Adam Schatz at The Basement East for Ain't Afraid — Benefit for Jessi Zazu Inc., 2/6/2019
Schatz, ever the seasoned professional, sings his bandmates’ praises. “Michelle works twice as hard as everyone,” he notes. “She’s always doing press and doing book stuff. … I feel like if I was in her position, I would have lost my mind, because it’s become a monster. I’m very grateful.”
Squeezing solo shows into the empty moments between big, international festivals — Bonnaroo, Fuji Rock, Primavera — seems a bit extra. Schatz could relax between JB’s cool-as-hell tour dates with folks like Belle and Sebastian or The Linda Lindas.
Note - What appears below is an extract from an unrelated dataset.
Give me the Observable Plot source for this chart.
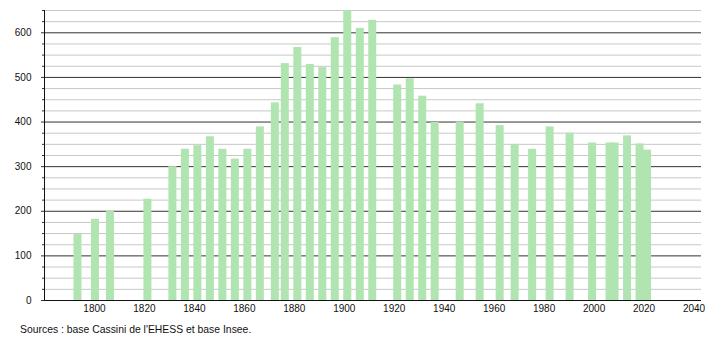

But there’s a restlessness at the heart of all his performances that won’t be kept quiet.
“I basically regret it until I’m playing the show,” he says, “but I’ve done it a bunch where it’s like, everyone else has a day off, and I’ve booked myself a solo show. And I wake up regretting it. And I don’t regret it. I regret it until I’m first on, and then as soon as I’m playing, it is amazing.”
When I caught Schatz in Cambridge, at a tiny venue named The Lilypad — a great place for, ahem, the jumping-off point of a career — his exhaustion seemed to dissipate with that first exhale through his reed, his energy and vitality building with each beat and loop. Soon, it felt like there was a conversation between Sonny Rollins, Tom Lehrer and Klaus Schultz bouncing between piano and sax and effects pedals. But it was just one dude, working out his new songs, dipping into old ones.
“If nothing else, the last few years have been really different from every other year in my life,” says Schatz.
There’s an optimism in his voice, a relief and touch of catharsis in recognizing that the past few years — the ones when live music just kinda disappeared from our lives — have been more than just total bullshit. They’ve also offered opportunities to grow and move forward. He is rolling with the fog, so to speak.
“I’m happy to be doing anything, trying to tone down the part of you that gets upset when things aren’t happening exactly the way you want. That shit just doesn’t happen for anyone.”